Start
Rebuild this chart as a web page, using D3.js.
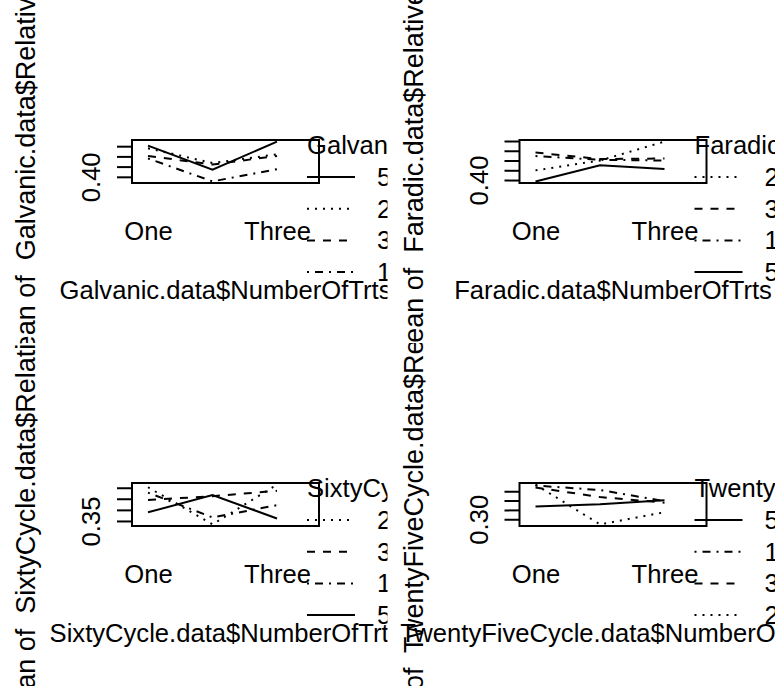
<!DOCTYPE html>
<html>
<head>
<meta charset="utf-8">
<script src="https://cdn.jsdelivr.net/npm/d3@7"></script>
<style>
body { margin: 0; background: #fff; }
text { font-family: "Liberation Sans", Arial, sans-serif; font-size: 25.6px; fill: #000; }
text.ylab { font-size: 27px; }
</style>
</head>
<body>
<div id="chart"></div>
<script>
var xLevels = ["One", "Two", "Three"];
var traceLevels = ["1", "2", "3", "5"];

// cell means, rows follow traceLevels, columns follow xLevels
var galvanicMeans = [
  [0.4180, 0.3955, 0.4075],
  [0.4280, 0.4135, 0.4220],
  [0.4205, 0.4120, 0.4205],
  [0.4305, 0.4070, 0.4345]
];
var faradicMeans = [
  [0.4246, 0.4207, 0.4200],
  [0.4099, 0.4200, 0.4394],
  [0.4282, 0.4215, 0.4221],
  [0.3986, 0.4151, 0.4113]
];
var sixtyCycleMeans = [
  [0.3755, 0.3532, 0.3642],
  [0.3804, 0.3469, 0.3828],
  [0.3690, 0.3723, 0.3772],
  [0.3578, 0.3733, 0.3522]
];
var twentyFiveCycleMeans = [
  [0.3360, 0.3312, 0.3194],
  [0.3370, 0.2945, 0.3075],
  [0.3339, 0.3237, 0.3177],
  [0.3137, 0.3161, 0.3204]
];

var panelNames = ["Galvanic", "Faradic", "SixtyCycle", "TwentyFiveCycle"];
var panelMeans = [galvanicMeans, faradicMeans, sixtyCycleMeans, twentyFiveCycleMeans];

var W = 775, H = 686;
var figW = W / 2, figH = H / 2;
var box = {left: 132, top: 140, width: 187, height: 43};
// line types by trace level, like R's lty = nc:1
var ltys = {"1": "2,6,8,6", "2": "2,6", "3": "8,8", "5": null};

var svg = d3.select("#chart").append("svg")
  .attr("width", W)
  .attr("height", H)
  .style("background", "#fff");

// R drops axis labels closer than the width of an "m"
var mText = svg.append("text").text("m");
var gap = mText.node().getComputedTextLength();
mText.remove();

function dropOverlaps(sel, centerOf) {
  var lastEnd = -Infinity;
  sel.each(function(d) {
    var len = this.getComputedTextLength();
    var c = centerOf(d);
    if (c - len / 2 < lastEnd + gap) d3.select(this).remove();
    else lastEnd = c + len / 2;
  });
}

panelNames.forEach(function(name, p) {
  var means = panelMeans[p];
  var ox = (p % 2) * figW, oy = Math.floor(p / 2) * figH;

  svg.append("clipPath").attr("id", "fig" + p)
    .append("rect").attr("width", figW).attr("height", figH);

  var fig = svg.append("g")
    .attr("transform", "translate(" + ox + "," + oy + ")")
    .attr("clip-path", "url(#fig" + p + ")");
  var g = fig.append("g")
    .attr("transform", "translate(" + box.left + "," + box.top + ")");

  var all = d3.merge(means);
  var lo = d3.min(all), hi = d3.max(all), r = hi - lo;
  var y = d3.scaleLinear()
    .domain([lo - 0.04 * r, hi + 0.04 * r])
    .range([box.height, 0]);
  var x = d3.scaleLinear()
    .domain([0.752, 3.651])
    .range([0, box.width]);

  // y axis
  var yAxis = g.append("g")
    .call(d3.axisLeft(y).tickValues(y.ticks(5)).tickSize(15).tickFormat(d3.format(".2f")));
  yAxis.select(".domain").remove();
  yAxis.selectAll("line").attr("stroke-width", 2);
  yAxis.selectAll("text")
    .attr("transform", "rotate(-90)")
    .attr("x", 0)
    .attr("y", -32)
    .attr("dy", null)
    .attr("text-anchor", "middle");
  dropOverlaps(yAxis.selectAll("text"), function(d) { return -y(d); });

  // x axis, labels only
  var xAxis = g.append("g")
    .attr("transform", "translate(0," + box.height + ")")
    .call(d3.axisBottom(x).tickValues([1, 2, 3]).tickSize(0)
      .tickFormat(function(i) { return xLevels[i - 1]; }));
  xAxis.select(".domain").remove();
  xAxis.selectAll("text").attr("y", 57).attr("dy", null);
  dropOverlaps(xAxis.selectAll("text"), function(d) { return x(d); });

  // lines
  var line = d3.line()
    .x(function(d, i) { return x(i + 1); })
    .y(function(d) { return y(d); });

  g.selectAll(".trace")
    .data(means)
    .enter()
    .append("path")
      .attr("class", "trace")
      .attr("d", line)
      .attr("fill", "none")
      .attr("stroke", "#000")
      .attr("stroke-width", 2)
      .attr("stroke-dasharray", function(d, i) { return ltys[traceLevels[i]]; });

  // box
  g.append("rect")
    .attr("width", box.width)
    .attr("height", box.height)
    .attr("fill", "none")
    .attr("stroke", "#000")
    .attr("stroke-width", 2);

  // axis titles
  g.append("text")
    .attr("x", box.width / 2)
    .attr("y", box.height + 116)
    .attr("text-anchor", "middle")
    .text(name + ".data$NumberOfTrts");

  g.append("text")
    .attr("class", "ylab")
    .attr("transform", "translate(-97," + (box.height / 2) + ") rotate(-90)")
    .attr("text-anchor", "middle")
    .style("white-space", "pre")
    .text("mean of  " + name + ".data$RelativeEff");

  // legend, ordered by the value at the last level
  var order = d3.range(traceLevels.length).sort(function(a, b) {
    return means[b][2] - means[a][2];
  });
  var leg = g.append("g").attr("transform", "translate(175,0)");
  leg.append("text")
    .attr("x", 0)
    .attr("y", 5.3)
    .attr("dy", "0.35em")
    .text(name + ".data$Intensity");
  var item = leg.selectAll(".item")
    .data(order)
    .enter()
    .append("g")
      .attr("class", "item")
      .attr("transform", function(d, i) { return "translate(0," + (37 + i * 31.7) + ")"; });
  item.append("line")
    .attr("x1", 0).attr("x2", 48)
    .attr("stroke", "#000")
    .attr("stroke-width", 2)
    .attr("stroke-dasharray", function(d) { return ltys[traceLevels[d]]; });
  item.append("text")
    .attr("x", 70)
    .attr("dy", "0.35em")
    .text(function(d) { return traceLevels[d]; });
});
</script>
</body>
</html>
End
Written exercise →
Leave out the pictures and retype every line above exactly.

The result →
Rebuild this chart as a web page, using D3.js.
<!DOCTYPE html>
<html>
<head>
<meta charset="utf-8">
<script src="https://cdn.jsdelivr.net/npm/d3@7"></script>
<style>
body { margin: 0; background: #fff; }
text { font-family: "Liberation Sans", Arial, sans-serif; font-size: 25.6px; fill: #000; }
text.ylab { font-size: 27px; }
</style>
</head>
<body>
<div id="chart"></div>
<script>
var xLevels = ["One", "Two", "Three"];
var traceLevels = ["1", "2", "3", "5"];

// cell means, rows follow traceLevels, columns follow xLevels
var galvanicMeans = [
  [0.4180, 0.3955, 0.4075],
  [0.4280, 0.4135, 0.4220],
  [0.4205, 0.4120, 0.4205],
  [0.4305, 0.4070, 0.4345]
];
var faradicMeans = [
  [0.4246, 0.4207, 0.4200],
  [0.4099, 0.4200, 0.4394],
  [0.4282, 0.4215, 0.4221],
  [0.3986, 0.4151, 0.4113]
];
var sixtyCycleMeans = [
  [0.3755, 0.3532, 0.3642],
  [0.3804, 0.3469, 0.3828],
  [0.3690, 0.3723, 0.3772],
  [0.3578, 0.3733, 0.3522]
];
var twentyFiveCycleMeans = [
  [0.3360, 0.3312, 0.3194],
  [0.3370, 0.2945, 0.3075],
  [0.3339, 0.3237, 0.3177],
  [0.3137, 0.3161, 0.3204]
];

var panelNames = ["Galvanic", "Faradic", "SixtyCycle", "TwentyFiveCycle"];
var panelMeans = [galvanicMeans, faradicMeans, sixtyCycleMeans, twentyFiveCycleMeans];

var W = 775, H = 686;
var figW = W / 2, figH = H / 2;
var box = {left: 132, top: 140, width: 187, height: 43};
// line types by trace level, like R's lty = nc:1
var ltys = {"1": "2,6,8,6", "2": "2,6", "3": "8,8", "5": null};

var svg = d3.select("#chart").append("svg")
  .attr("width", W)
  .attr("height", H)
  .style("background", "#fff");

// R drops axis labels closer than the width of an "m"
var mText = svg.append("text").text("m");
var gap = mText.node().getComputedTextLength();
mText.remove();

function dropOverlaps(sel, centerOf) {
  var lastEnd = -Infinity;
  sel.each(function(d) {
    var len = this.getComputedTextLength();
    var c = centerOf(d);
    if (c - len / 2 < lastEnd + gap) d3.select(this).remove();
    else lastEnd = c + len / 2;
  });
}

panelNames.forEach(function(name, p) {
  var means = panelMeans[p];
  var ox = (p % 2) * figW, oy = Math.floor(p / 2) * figH;

  svg.append("clipPath").attr("id", "fig" + p)
    .append("rect").attr("width", figW).attr("height", figH);

  var fig = svg.append("g")
    .attr("transform", "translate(" + ox + "," + oy + ")")
    .attr("clip-path", "url(#fig" + p + ")");
  var g = fig.append("g")
    .attr("transform", "translate(" + box.left + "," + box.top + ")");

  var all = d3.merge(means);
  var lo = d3.min(all), hi = d3.max(all), r = hi - lo;
  var y = d3.scaleLinear()
    .domain([lo - 0.04 * r, hi + 0.04 * r])
    .range([box.height, 0]);
  var x = d3.scaleLinear()
    .domain([0.752, 3.651])
    .range([0, box.width]);

  // y axis
  var yAxis = g.append("g")
    .call(d3.axisLeft(y).tickValues(y.ticks(5)).tickSize(15).tickFormat(d3.format(".2f")));
  yAxis.select(".domain").remove();
  yAxis.selectAll("line").attr("stroke-width", 2);
  yAxis.selectAll("text")
    .attr("transform", "rotate(-90)")
    .attr("x", 0)
    .attr("y", -32)
    .attr("dy", null)
    .attr("text-anchor", "middle");
  dropOverlaps(yAxis.selectAll("text"), function(d) { return -y(d); });

  // x axis, labels only
  var xAxis = g.append("g")
    .attr("transform", "translate(0," + box.height + ")")
    .call(d3.axisBottom(x).tickValues([1, 2, 3]).tickSize(0)
      .tickFormat(function(i) { return xLevels[i - 1]; }));
  xAxis.select(".domain").remove();
  xAxis.selectAll("text").attr("y", 57).attr("dy", null);
  dropOverlaps(xAxis.selectAll("text"), function(d) { return x(d); });

  // lines
  var line = d3.line()
    .x(function(d, i) { return x(i + 1); })
    .y(function(d) { return y(d); });

  g.selectAll(".trace")
    .data(means)
    .enter()
    .append("path")
      .attr("class", "trace")
      .attr("d", line)
      .attr("fill", "none")
      .attr("stroke", "#000")
      .attr("stroke-width", 2)
      .attr("stroke-dasharray", function(d, i) { return ltys[traceLevels[i]]; });

  // box
  g.append("rect")
    .attr("width", box.width)
    .attr("height", box.height)
    .attr("fill", "none")
    .attr("stroke", "#000")
    .attr("stroke-width", 2);

  // axis titles
  g.append("text")
    .attr("x", box.width / 2)
    .attr("y", box.height + 116)
    .attr("text-anchor", "middle")
    .text(name + ".data$NumberOfTrts");

  g.append("text")
    .attr("class", "ylab")
    .attr("transform", "translate(-97," + (box.height / 2) + ") rotate(-90)")
    .attr("text-anchor", "middle")
    .style("white-space", "pre")
    .text("mean of  " + name + ".data$RelativeEff");

  // legend, ordered by the value at the last level
  var order = d3.range(traceLevels.length).sort(function(a, b) {
    return means[b][2] - means[a][2];
  });
  var leg = g.append("g").attr("transform", "translate(175,0)");
  leg.append("text")
    .attr("x", 0)
    .attr("y", 5.3)
    .attr("dy", "0.35em")
    .text(name + ".data$Intensity");
  var item = leg.selectAll(".item")
    .data(order)
    .enter()
    .append("g")
      .attr("class", "item")
      .attr("transform", function(d, i) { return "translate(0," + (37 + i * 31.7) + ")"; });
  item.append("line")
    .attr("x1", 0).attr("x2", 48)
    .attr("stroke", "#000")
    .attr("stroke-width", 2)
    .attr("stroke-dasharray", function(d) { return ltys[traceLevels[d]]; });
  item.append("text")
    .attr("x", 70)
    .attr("dy", "0.35em")
    .text(function(d) { return traceLevels[d]; });
});
</script>
</body>
</html>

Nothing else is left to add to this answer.